Robinson inducted into Hall of Fame

At left, MFCA Coach of the Year Jutsin Reese (Fridley High School); at right, MFCA Hall of Fame inductee Richard Robinson (Minneapolis Central, Minneapolis North)
Photo by Laurie Dennis

Imagine my surprise and delight when I learned via email and Facebook last week that Richard Robinson, one of the most dynamic, respected, and successful individuals to serve as a high school football coach and athletic director, was recently inducted into the Minnesota Football Coaches Association (MFCA) Hall of Fame Class of 2021.

The recognition and induction are long overdue for the man who shaped countless lives leading young men on the gridiron for Minneapolis Central and Minneapolis North, where he went on to serve as athletic director as well.

By the time my family relocated to Saint Paul when I was entering seventh grade in 1977, Robinson was already established as one of the state’s top high school football coaches at Central, a job he began in 1972.

He went on to coach such players as Charlie Walker, Rickie Davis, Wayne Whitmore, Calvin Anderson, James Holmes Jr., Russell Gary, Rodney Lewis, Jeff Byrd, Willie Roller, Charles Rucker, Tim Robinson, David Thompson, and Peter Najarian to name a few. Robinson led them to the 1980 Minneapolis City Conference championship.

When Central closed in 1982, Robinson moved on to Minneapolis North, coaching the likes of Mark Eubanks, Jerry Upton, Jeff Robinson, Jeff Williams, Ron Buck, Lawrence Coleman Mike Favor, Julius Jackson, Brett Buckner, La Mar Elliot, Jonas Dixon, Brian Scheppard, and Jonathan Smith among numerous others.

By the time the Polars made a run at the City Conference championship during the 1989 season, I was a young prep sports columnist for Insight News. They finished in second place after losing to Edison in the title game.

Robinson retired from coaching football after the 1990 season and remained North’s athletic director until 1998. He was a powerful figure who impacted the lives of countless players, students and coaching colleagues.

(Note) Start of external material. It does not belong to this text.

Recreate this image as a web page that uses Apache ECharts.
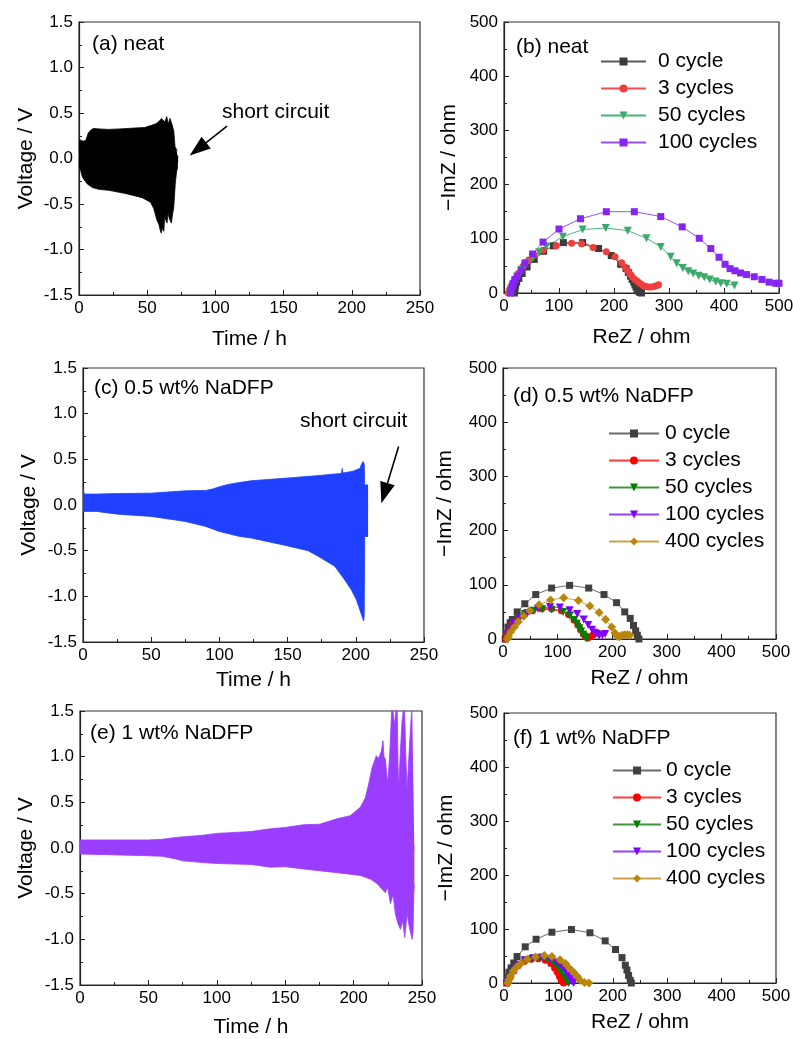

He had an impact on my life. Whenever I would cover a game at North, Robinson’s greeting was always the same: “Hey, you came across the river,” he always said smiling. “There must be something important going on over here.”

The last time I ran into Mr. Robinson was at a Minnesota Timberwolves game a couple of years ago. “I see you are keeping up with the [North] Polars,” he said smiling.

In Richard Robinson’s debut as coach at Central in the fall of 1972, he led the Pioneers to a 19-8 victory. The team they beat? The North Polars.